[Supplied material]:
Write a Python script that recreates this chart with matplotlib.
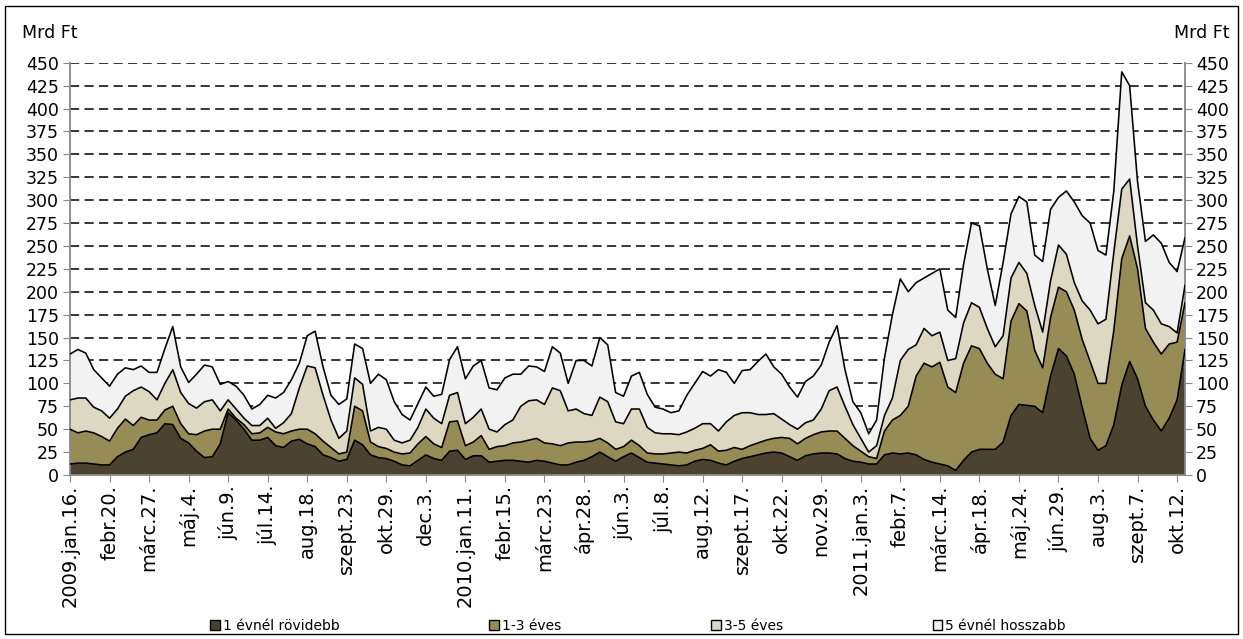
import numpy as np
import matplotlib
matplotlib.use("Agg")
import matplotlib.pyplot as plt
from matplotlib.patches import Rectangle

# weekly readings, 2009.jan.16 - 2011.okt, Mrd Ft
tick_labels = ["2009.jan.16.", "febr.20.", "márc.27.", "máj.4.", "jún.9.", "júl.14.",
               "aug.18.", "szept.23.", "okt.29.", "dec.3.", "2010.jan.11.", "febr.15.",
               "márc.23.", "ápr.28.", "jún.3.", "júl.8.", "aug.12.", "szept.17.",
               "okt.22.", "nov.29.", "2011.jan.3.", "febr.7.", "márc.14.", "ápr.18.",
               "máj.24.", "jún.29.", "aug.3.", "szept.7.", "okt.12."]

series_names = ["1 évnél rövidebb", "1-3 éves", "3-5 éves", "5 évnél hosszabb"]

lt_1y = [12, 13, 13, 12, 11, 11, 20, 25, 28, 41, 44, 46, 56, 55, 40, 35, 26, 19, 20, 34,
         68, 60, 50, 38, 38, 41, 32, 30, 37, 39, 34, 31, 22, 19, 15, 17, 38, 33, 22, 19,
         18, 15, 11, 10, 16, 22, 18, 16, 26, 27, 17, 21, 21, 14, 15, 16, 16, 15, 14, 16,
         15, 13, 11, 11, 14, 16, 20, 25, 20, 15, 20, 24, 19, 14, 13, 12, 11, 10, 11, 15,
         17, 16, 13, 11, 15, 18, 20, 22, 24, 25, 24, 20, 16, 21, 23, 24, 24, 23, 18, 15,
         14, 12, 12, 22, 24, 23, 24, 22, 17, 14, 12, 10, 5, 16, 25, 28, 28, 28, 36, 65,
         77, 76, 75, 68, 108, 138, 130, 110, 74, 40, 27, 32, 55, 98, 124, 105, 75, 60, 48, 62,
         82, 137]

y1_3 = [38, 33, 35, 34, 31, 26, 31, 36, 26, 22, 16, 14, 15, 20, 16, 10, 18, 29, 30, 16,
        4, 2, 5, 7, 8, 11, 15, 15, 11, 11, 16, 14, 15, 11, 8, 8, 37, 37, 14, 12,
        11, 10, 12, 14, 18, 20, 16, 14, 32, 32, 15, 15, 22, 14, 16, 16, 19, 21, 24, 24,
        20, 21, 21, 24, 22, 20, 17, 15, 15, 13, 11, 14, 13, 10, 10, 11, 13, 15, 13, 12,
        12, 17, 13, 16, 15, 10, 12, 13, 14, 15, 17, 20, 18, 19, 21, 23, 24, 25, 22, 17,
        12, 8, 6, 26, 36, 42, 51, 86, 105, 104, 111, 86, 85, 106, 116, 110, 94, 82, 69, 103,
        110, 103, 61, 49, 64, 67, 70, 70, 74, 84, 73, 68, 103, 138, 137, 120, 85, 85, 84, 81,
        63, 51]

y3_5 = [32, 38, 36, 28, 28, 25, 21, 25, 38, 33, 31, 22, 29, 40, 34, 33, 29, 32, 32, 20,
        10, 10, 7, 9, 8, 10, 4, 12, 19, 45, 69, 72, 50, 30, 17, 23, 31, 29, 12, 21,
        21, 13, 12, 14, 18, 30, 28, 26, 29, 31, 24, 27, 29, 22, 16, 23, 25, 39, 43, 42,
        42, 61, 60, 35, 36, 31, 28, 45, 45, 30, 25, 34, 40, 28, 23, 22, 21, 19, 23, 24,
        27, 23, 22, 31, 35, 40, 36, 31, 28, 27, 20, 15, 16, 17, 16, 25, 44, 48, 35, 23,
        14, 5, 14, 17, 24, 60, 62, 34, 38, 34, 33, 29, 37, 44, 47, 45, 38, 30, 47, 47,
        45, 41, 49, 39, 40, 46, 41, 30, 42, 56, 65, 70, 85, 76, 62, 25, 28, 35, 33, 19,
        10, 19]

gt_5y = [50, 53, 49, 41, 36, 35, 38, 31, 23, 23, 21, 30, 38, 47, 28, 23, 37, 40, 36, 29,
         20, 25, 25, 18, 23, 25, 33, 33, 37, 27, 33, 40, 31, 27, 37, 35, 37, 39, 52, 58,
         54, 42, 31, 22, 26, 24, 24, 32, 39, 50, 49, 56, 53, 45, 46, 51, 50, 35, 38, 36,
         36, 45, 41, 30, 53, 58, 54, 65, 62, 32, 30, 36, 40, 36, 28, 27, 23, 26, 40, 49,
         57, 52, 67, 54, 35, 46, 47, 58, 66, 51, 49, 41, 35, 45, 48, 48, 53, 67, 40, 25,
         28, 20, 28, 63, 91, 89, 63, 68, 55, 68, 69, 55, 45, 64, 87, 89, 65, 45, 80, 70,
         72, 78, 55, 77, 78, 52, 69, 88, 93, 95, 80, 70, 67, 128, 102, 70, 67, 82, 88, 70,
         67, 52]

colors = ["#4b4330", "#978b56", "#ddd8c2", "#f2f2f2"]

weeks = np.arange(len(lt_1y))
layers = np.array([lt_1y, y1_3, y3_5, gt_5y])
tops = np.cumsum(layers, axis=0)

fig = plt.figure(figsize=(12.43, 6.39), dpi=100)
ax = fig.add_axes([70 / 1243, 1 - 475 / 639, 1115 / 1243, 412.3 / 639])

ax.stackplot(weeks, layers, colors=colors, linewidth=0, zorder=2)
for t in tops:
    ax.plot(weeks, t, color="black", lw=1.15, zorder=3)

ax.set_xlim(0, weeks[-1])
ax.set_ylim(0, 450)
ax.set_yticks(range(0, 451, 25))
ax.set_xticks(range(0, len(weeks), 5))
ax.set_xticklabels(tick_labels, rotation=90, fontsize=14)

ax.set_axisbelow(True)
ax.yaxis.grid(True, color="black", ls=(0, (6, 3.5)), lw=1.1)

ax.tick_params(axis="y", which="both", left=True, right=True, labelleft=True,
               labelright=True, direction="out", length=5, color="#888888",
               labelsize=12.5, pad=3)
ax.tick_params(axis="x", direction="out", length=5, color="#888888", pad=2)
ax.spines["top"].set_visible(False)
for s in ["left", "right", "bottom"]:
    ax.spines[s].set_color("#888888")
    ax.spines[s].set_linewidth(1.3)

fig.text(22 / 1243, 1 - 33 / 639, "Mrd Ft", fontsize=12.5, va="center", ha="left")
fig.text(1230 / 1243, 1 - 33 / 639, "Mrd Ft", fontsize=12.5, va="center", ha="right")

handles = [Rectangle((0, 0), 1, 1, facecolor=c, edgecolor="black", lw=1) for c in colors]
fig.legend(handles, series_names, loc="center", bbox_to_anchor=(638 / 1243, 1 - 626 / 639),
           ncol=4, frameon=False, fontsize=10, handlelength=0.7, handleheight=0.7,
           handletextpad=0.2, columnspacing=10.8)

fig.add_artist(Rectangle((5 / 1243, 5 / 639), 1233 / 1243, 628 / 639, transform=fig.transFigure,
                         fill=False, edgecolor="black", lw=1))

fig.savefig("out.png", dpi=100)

---

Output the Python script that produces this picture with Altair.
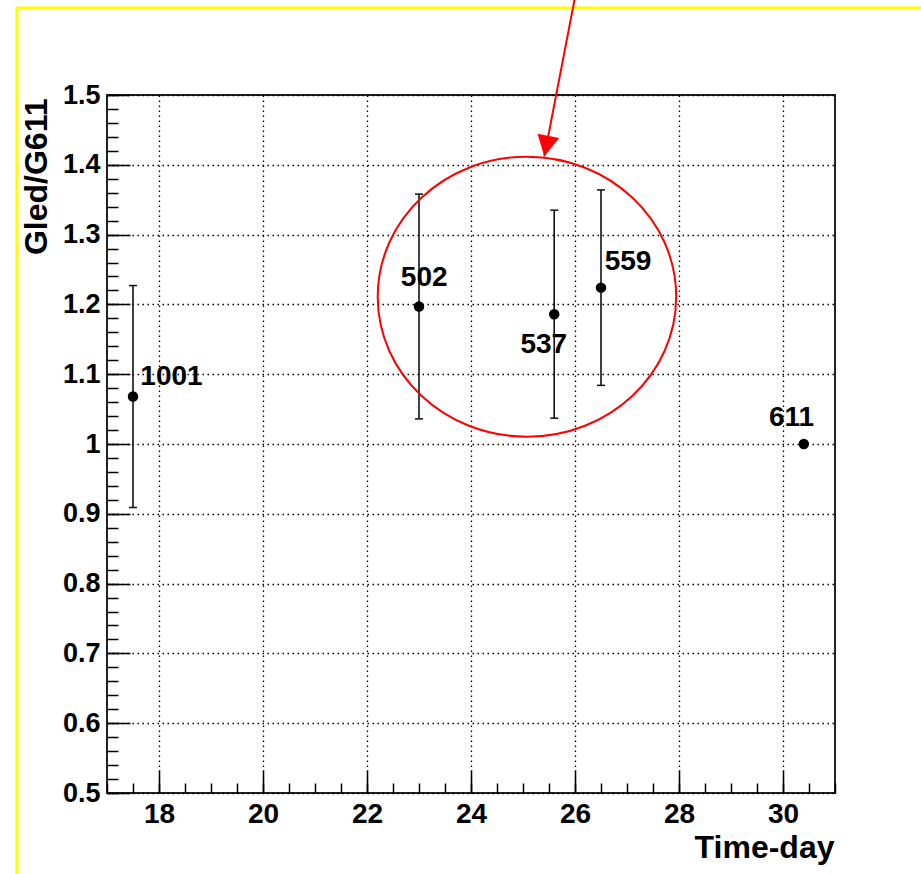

[Problem to solve]:
Identify and copy all lines with the word "this".

[Completed task]:
Write a Python script that recreates this chart with matplotlib.
Output the Python script that produces this picture with Altair.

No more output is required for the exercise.